Next week BetterEvaluation will launch the first in a series of papers written by practitioners describing their evaluation experiences. The series of ten papers will cover a range of subjects such as commissioning and managing expectations, evaluating networks, mixing methods, defining assessment criteria, managing involvement of children, formative evaluation and building evaluative capacity. The first paper, by Judy Oakden, focuses on the use of rubrics to define appropriate assessment criteria in an evaluation of an education programme in New Zealand, particularly addressing equality issues for Māori and Pasifika students.
With this launch we want to highlight the rubrics method and give you a chance to learn more about it and how it can benefit your evaluations. We will be posting two blogs on this topic next week, the first will introduce rubrics, pointing to some useful resources, and the second will be a guest blog from Judy Oakden, introducing her paper and describing the value of rubrics in her particular case.
Rubrics enable comparative qualitative assessment by allowing different units (communities, projects, programs, organisations) to be judged against a shared set of criteria.

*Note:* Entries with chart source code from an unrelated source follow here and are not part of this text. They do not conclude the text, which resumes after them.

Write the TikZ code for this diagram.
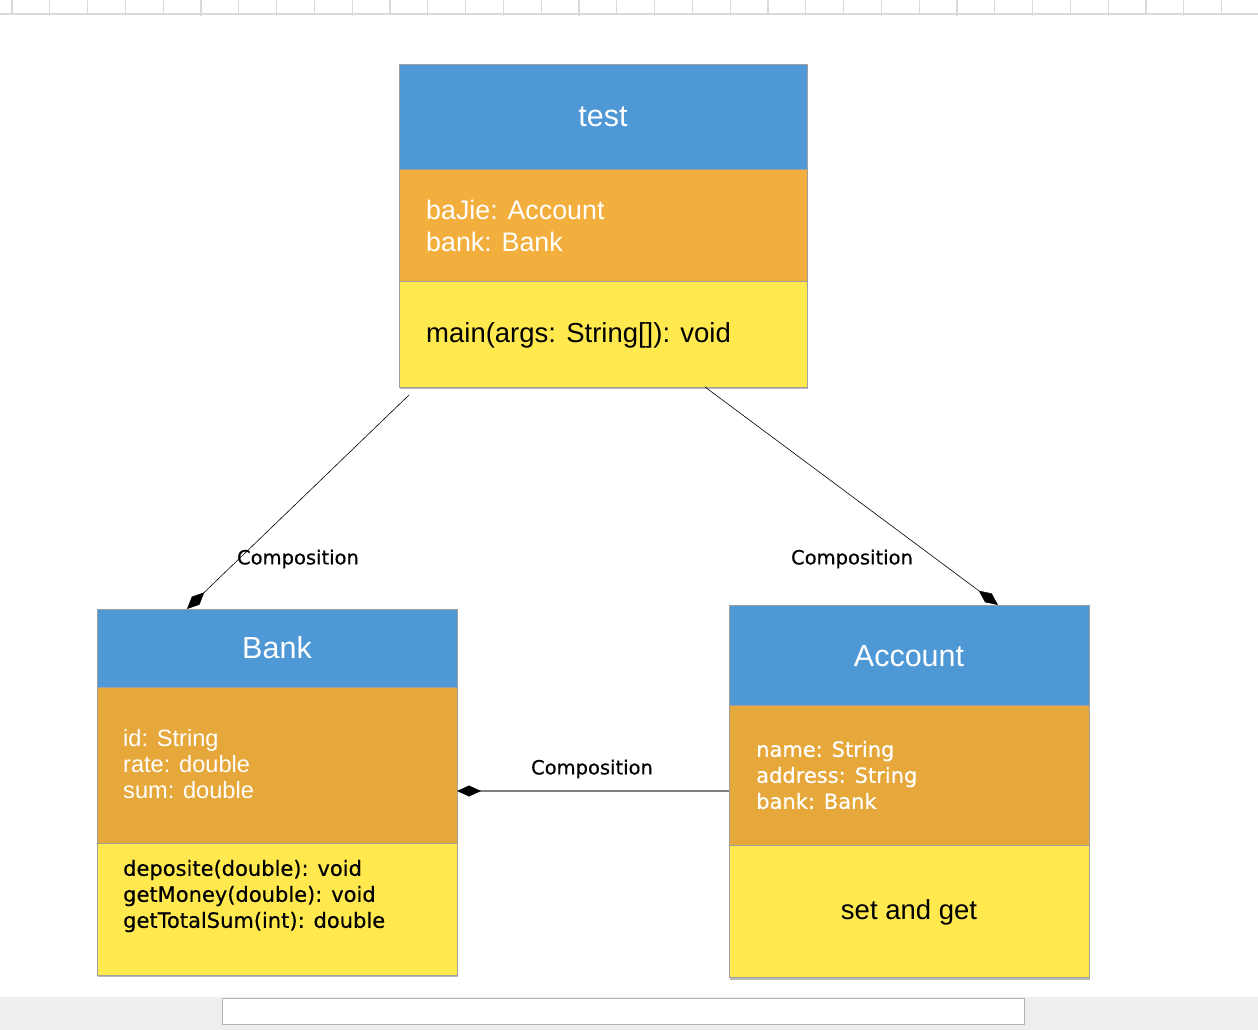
\documentclass[tikz,border=0pt]{standalone}
\usepackage{fontspec}
\setmainfont{Liberation Sans}
\newfontfamily\lucida[FakeBold=0.5]{DejaVu Sans}
\usetikzlibrary{arrows.meta}
\definecolor{hdrblue}{RGB}{78,152,213}
\definecolor{testorange}{RGB}{242,175,62}
\definecolor{attorange}{RGB}{230,167,59}
\definecolor{methyellow}{RGB}{255,233,79}
\definecolor{boxgray}{RGB}{160,160,160}
\definecolor{rulergray}{RGB}{218,218,218}
\definecolor{bandgray}{RGB}{238,238,238}
\definecolor{linkgray}{RGB}{128,128,128}
\begin{document}
\begin{tikzpicture}[x=1pt,y=-1pt,
  part/.style={draw=boxgray, line width=1pt, inner sep=0pt, outer sep=0pt, anchor=north west},
  titletext/.style={text=white, font=\fontsize{30.5}{36}\selectfont, inner sep=0pt},
  helvtext/.style={anchor=west, align=left, inner sep=0pt},
  luctext/.style={anchor=west, align=left, inner sep=0pt, font=\lucida\fontsize{21}{26}\selectfont},
  linklabel/.style={font=\lucida\fontsize{19.5}{24}\selectfont, inner sep=0pt},
  comp/.style={-{Diamond[length=24pt,width=11pt,color=black,fill=black]}},
  shadowbar/.style={fill=black!28}
]
\useasboundingbox (0,0) rectangle (1258,1030);
\fill[white] (0,0) rectangle (1258,1030);

% ruler
\draw[rulergray, line width=1.5pt] (0,14) -- (1258,14);
\foreach \i in {0,...,33} {
  \pgfmathsetmacro\xx{12+37.8*\i}
  \ifodd\i
    \draw[rulergray, line width=1.3pt] (\xx,0) -- (\xx,16.5);
  \else
    \draw[rulergray, line width=1.3pt] (\xx,0) -- (\xx,14);
  \fi
}

% bottom scroll band
\fill[bandgray] (0,997) rectangle (1258,1030);
\draw[boxgray!80, fill=white, line width=1pt] (222,998) rectangle (1024,1024);

% shadows
\fill[shadowbar] (400,387) rectangle (808,389);
\fill[shadowbar] (98,975) rectangle (458,977);
\fill[shadowbar] (730,977) rectangle (1090,979.5);

% test class
\node[part, fill=hdrblue, minimum width=408pt, minimum height=104pt] (testhead) at (399,65) {};
\node[part, fill=testorange, minimum width=408pt, minimum height=112pt] (testattr) at (399,169) {};
\node[part, fill=methyellow, minimum width=408pt, minimum height=106pt] (testmeth) at (399,281) {};
\node[titletext] (testname) at (603,117) {test};
\node[helvtext, text=white, font=\fontsize{26.8}{32}\selectfont] (testattrtext) at (426,226) {baJie: Account\\bank: Bank};
\node[helvtext, text=black, font=\fontsize{27.5}{32}\selectfont] (testmethtext) at (426,335) {main(args: String[]): void};

% Bank class
\node[part, fill=hdrblue, minimum width=360pt, minimum height=78pt] (bankhead) at (97,609) {};
\node[part, fill=attorange, minimum width=360pt, minimum height=156pt] (bankattr) at (97,687) {};
\node[part, fill=methyellow, minimum width=360pt, minimum height=132pt] (bankmeth) at (97,843) {};
\node[titletext] (bankname) at (277,648) {Bank};
\node[helvtext, text=white, font=\fontsize{23.6}{26}\selectfont] (bankattrtext) at (123,764) {id: String\\rate: double\\sum: double};
\node[luctext, text=black] (bankmethtext) at (123,896) {deposite(double): void\\getMoney(double): void\\getTotalSum(int): double};

% Account class
\node[part, fill=hdrblue, minimum width=360pt, minimum height=100pt] (acchead) at (729,605) {};
\node[part, fill=attorange, minimum width=360pt, minimum height=140pt] (accattr) at (729,705) {};
\node[part, fill=methyellow, minimum width=360pt, minimum height=132pt] (accmeth) at (729,845) {};
\node[titletext] (accname) at (909,656) {Account};
\node[luctext, text=white] (accattrtext) at (756,775) {name: String\\address: String\\bank: Bank};
\node[text=black, font=\fontsize{27.5}{32}\selectfont, inner sep=0pt] (accmethtext) at (909,912) {set and get};

% connectors
\coordinate (tlstart) at (409,395);
\coordinate (trstart) at (705,387);
\coordinate (bankend) at (187,609);
\coordinate (accend) at (998,605);
\coordinate (accleft) at (accattr.west |- 0,791);
\coordinate (bankright) at (bankattr.east |- 0,791);
\draw[comp, line width=0.6pt] (tlstart) -- (bankend);
\draw[comp, line width=0.6pt] (trstart) -- (accend);
\draw[comp, linkgray, line width=1.5pt] (accleft) -- (bankright);

\node[linklabel] (lab1) at (298,559) {Composition};
\node[linklabel] (lab2) at (852,559) {Composition};
\node[linklabel] (lab3) at (592,769) {Composition};
\end{tikzpicture}
\end{document}
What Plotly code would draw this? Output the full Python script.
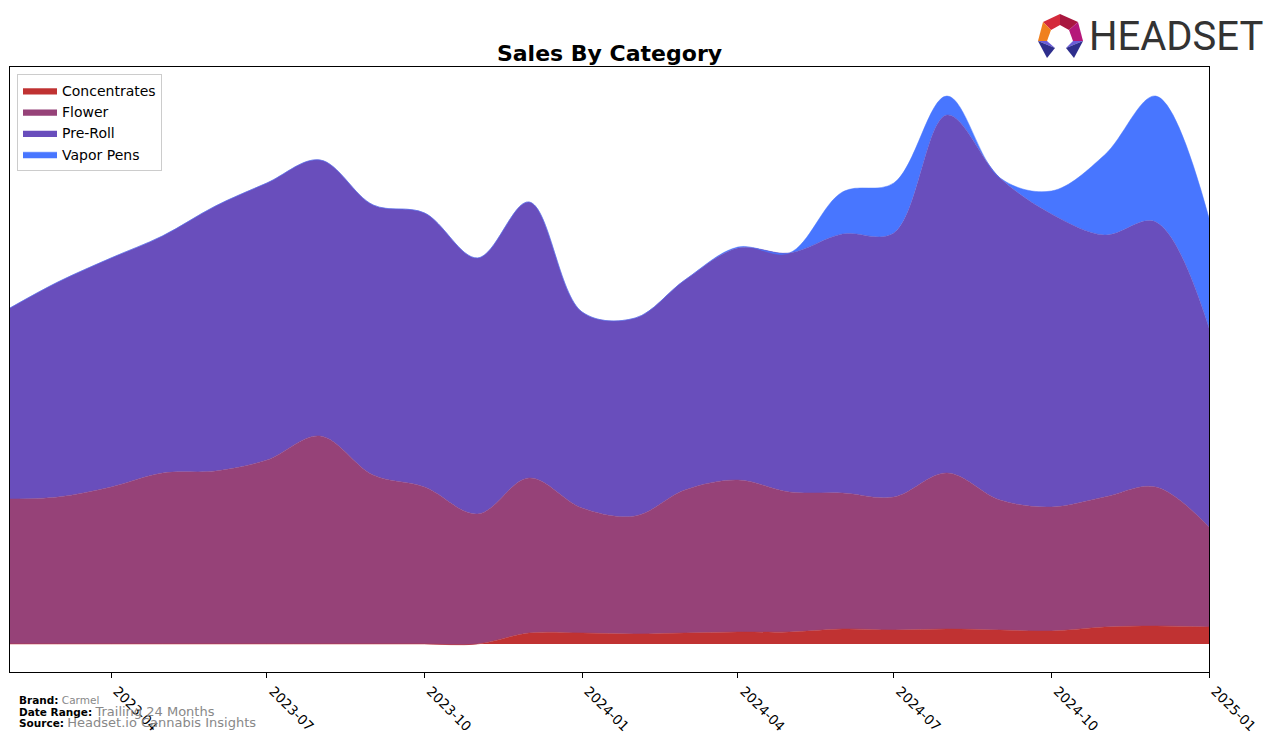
import plotly.graph_objects as go

months = ["2023-02-01", "2023-03-01", "2023-04-01", "2023-05-01", "2023-06-01", "2023-07-01",
          "2023-08-01", "2023-09-01", "2023-10-01", "2023-11-01", "2023-12-01", "2024-01-01",
          "2024-02-01", "2024-03-01", "2024-04-01", "2024-05-01", "2024-06-01", "2024-07-01",
          "2024-08-01", "2024-09-01", "2024-10-01", "2024-11-01", "2024-12-01", "2025-01-01"]

concentrates = [0, 0, 0, 0, 0, 0, 0, 0, 0, 0, 11, 11,
                10, 11, 12, 12, 15, 14, 15, 14, 13, 17, 18, 17]
flower = [145, 147, 157, 171, 173, 184, 208, 169, 157, 130, 155, 125,
          118, 143, 152, 140, 136, 133, 156, 130, 124, 130, 139, 100]
pre_roll = [191, 215, 229, 237, 265, 277, 276, 270, 274, 256, 276, 196,
            198, 210, 232, 239, 259, 264, 358, 322, 293, 262, 265, 199]
vapor_pens = [0, 0, 0, 0, 0, 0, 0, 0, 0, 0, 0, 0,
              0, 0, 1, 0, 42, 50, 19, 0, 23, 80, 126, 110]

tick_vals = ["2023-04-01", "2023-07-01", "2023-10-01", "2024-01-01",
             "2024-04-01", "2024-07-01", "2024-10-01", "2025-01-01"]
tick_text = ["2023-04", "2023-07", "2023-10", "2024-01",
             "2024-04", "2024-07", "2024-10", "2025-01"]

series = [("Concentrates", concentrates, "#C03232"),
          ("Flower", flower, "#964278"),
          ("Pre-Roll", pre_roll, "#694EBC"),
          ("Vapor Pens", vapor_pens, "#4876FF")]

fig = go.Figure()
for name, vals, col in series:
    fig.add_trace(go.Scatter(
        x=months, y=vals, name=name, mode="lines",
        stackgroup="one", line=dict(shape="spline", smoothing=1.0, width=0.5, color=col),
        fillcolor=col, hoverinfo="x+y+name"))

# page offset from the html body margin
OFF = 8
W, H = 1276 - OFF, 743 - OFF
L, R, T, B = 10, 1209, 67, 672  # plot area in page pixels

def px(x, y):
    return (x - L) / (R - L), (B - y) / (B - T)

def poly(points, color):
    path = ""
    for i, (x, y) in enumerate(points):
        xp, yp = px(x, y)
        path += ("M" if i == 0 else "L") + f"{xp},{yp} "
    return dict(type="path", xref="paper", yref="paper", path=path + "Z",
                fillcolor=color, line=dict(width=0), layer="above")

shapes = [
    poly([(1043, 22), (1060, 14), (1060, 25), (1051, 30)], "#D42A3C"),
    poly([(1060, 14), (1078, 22), (1069, 30), (1060, 25)], "#A8173F"),
    poly([(1078, 22), (1083, 41), (1073, 41), (1069, 30)], "#B5177A"),
    poly([(1043, 22), (1051, 30), (1047, 41), (1038, 41)], "#F0801E"),
    poly([(1038, 41), (1047, 41), (1055, 48)], "#6A5CD8"),
    poly([(1038, 41), (1055, 48), (1047, 58)], "#2E2E8C"),
    poly([(1083, 41), (1073, 41), (1066, 48)], "#6A5CD8"),
    poly([(1083, 41), (1066, 48), (1074, 58)], "#2E2E8C"),
]

annotations = [
    dict(text="<b>Brand:</b> <span style='color:#888888'>Carmel</span>",
         x=17, y=700),
    dict(text="<b>Date Range:</b> <span style='color:#888888;font-size:13px'>Trailing 24 Months</span>",
         x=17, y=711),
    dict(text="<b>Source:</b> <span style='color:#888888;font-size:13px'>Headset.io Cannabis Insights</span>",
         x=17, y=722),
]
ann_list = []
for a in annotations:
    xp, yp = px(a["x"], a["y"])
    ann_list.append(dict(text=a["text"], x=xp, y=yp, xref="paper", yref="paper",
                         xanchor="left", yanchor="middle", showarrow=False,
                         font=dict(family="DejaVu Sans", size=10.5, color="black")))
lx, ly = px(1087, 37)
ann_list.append(dict(text="HEADSET", x=lx, y=ly, xref="paper", yref="paper",
                     xanchor="left", yanchor="middle", showarrow=False,
                     font=dict(family="Roboto, sans-serif", size=40, color="#333333")))

fig.update_layout(
    width=W, height=H,
    margin=dict(l=L - OFF, r=W - (R - OFF), t=T - OFF, b=H - (B - OFF)),
    paper_bgcolor="white", plot_bgcolor="white",
    title=dict(text="<b>Sales By Category</b>", x=((L + R) / 2 - OFF) / W, xanchor="center",
               y=1 - (53 - OFF) / H, yanchor="middle",
               font=dict(family="DejaVu Sans", size=22, color="black")),
    font=dict(family="DejaVu Sans", size=14, color="black"),
    legend=dict(x=px(17, 74)[0], y=px(17, 74)[1], xanchor="left", yanchor="top",
                bordercolor="#CCCCCC", borderwidth=1, bgcolor="rgba(255,255,255,0.8)",
                font=dict(family="DejaVu Sans", size=14), traceorder="normal",
                itemwidth=34, tracegroupgap=0),
    xaxis=dict(type="date", range=["2023-02-01", "2025-01-01"],
               tickvals=tick_vals, ticktext=tick_text, tickangle=45,
               ticks="outside", ticklen=5, tickcolor="black", ticklabelshift=6,
               showgrid=False, zeroline=False, showline=True, linecolor="black",
               linewidth=1, mirror=True, tickfont=dict(size=13.5, family="DejaVu Sans")),
    yaxis=dict(range=[-28, 577], showticklabels=False, ticks="", showgrid=False,
               zeroline=False, showline=True, linecolor="black", linewidth=1, mirror=True),
    shapes=shapes,
    annotations=ann_list,
    showlegend=True,
)

fig.write_html("out.html")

They also enable multiple assessors to apply the same criteria to assessing different units. This is important for transparency and fairness when units are being evaluated, or when there are multiple evaluators, and enables the standardization and comparison of results. Finally, rubrics enable project managers to gather interim feedback before the end of a project or assessment period, and helps them to better understand the assessment or evaluation their work has received.